Are khandhas early or late EBT?

Hi @Gabriel , thanks. This is all new terrain for me: what are the earliest layers?

But i have done some exploring of Sutta Nipata. I have seen the message is there also: do cut of the desire for name & form (Snp 2.12, Vangissasutta):

“He cut off craving for mind and body in this very life,” (Snp 2.12)

What Snp4.15 says is also consistent with all is said about khandha’s in SN22 and other places:

*One who has no sense of ownership *
in the whole realm of name and form,
does not grieve for that which is not,
they suffer no loss in the world.

If you don’t think of anything
as belonging to yourself or others,
not finding anything to be ‘mine’,
you won’t grieve, thinking ‘I don’t have it’.

So, see body and mind (the nama of mental aspect of: vedana, sanna, sankhara and vinnana) as not Me and mine. Sutta Nipata says the same.

Maybe the word khandha is not literally used, and maybe they are not listed as a groups of five in Sutta Nipata but those texts are all about khandha’s and craving and grasping khandha’s.

I also belief the Buddha is truthful when he teaches this (from Snp3.12):

“Sights, sounds, tastes, smells,
touches, and thoughts, the lot of them—
they’re likable, desirable, and pleasurable
as long as you can say that they exist.

For all the world with its gods,
this is what they agree is happiness.
And where they cease
is agreed on as suffering for them.

The noble ones have seen as happiness
the ceasing of identity.
This insight by those who see
contradicts the whole world.

What others say is happiness
the noble ones say is suffering.
What others say is suffering
the noble ones know as happiness"

I can relate to this. There is no heavier burden then that because of identity view and perception.
I belief this is true.
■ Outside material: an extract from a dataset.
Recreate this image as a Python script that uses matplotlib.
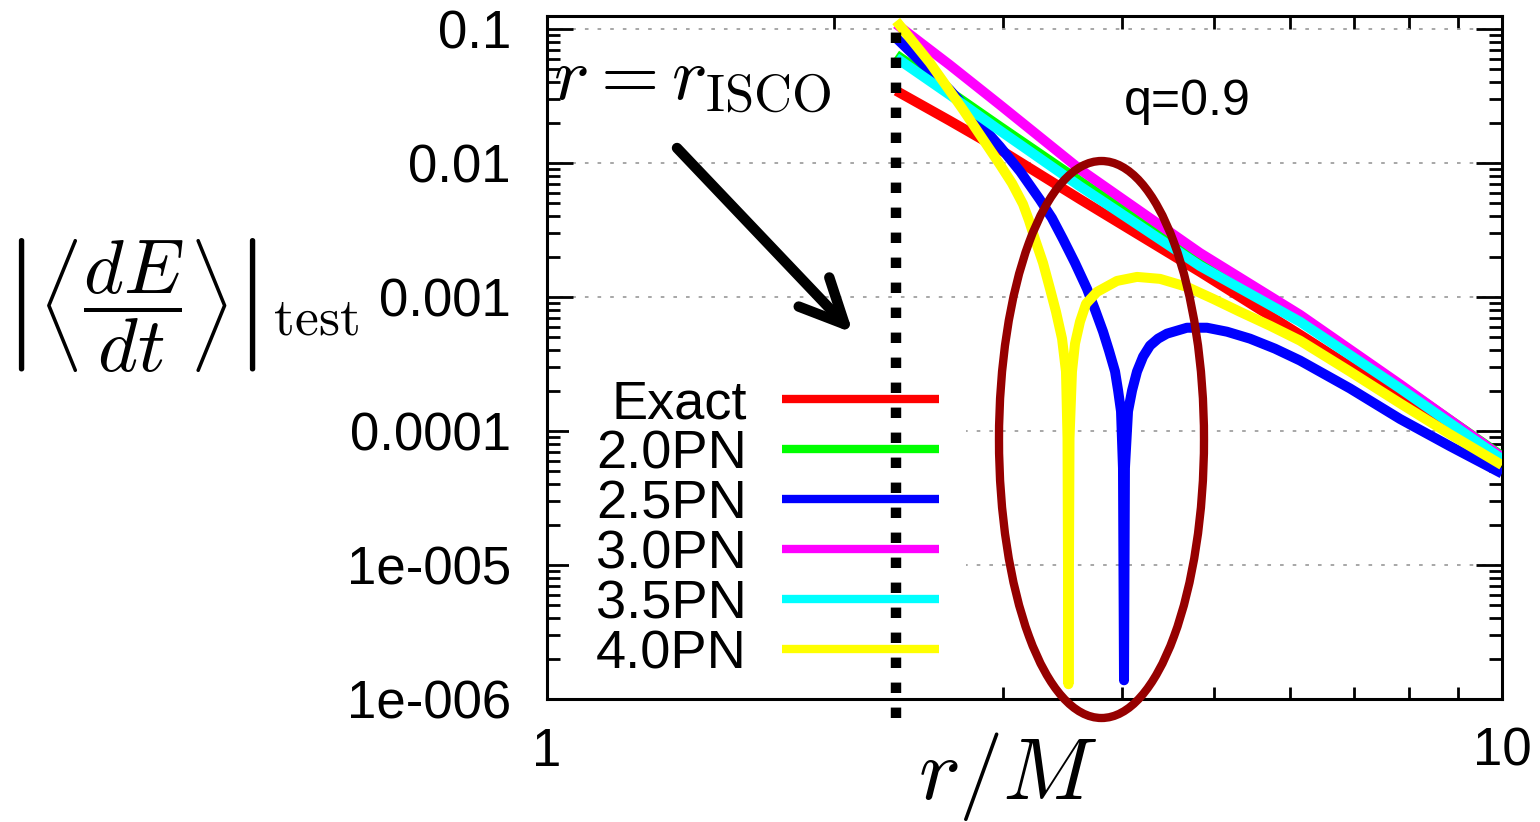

Real happiness is the abandoment of identiy, i.e. the abandonment of the self-views (this i am, this is mine, this i my self) and the abandoning of the conceit ‘I am’ (asmin mana).
In the end it is very simple. Buddha says; happiness lies in the abandoment of anything that burdens the heart. It cannot be expacted that there can come an end to this burden when mind is still in a personal ego-related sphere, and has grasped the known as Me and mine. Ofcourse that is burden.

I totally agree with the Buddha’s analyses that real happiness comes from uprooting all that burdens. But this does not have to be understood, perse, as the end of rebirth, because this all refers to loosing the burden in this very life, and experiencing the relaxation of missing the burden of me and mine-making in this very life.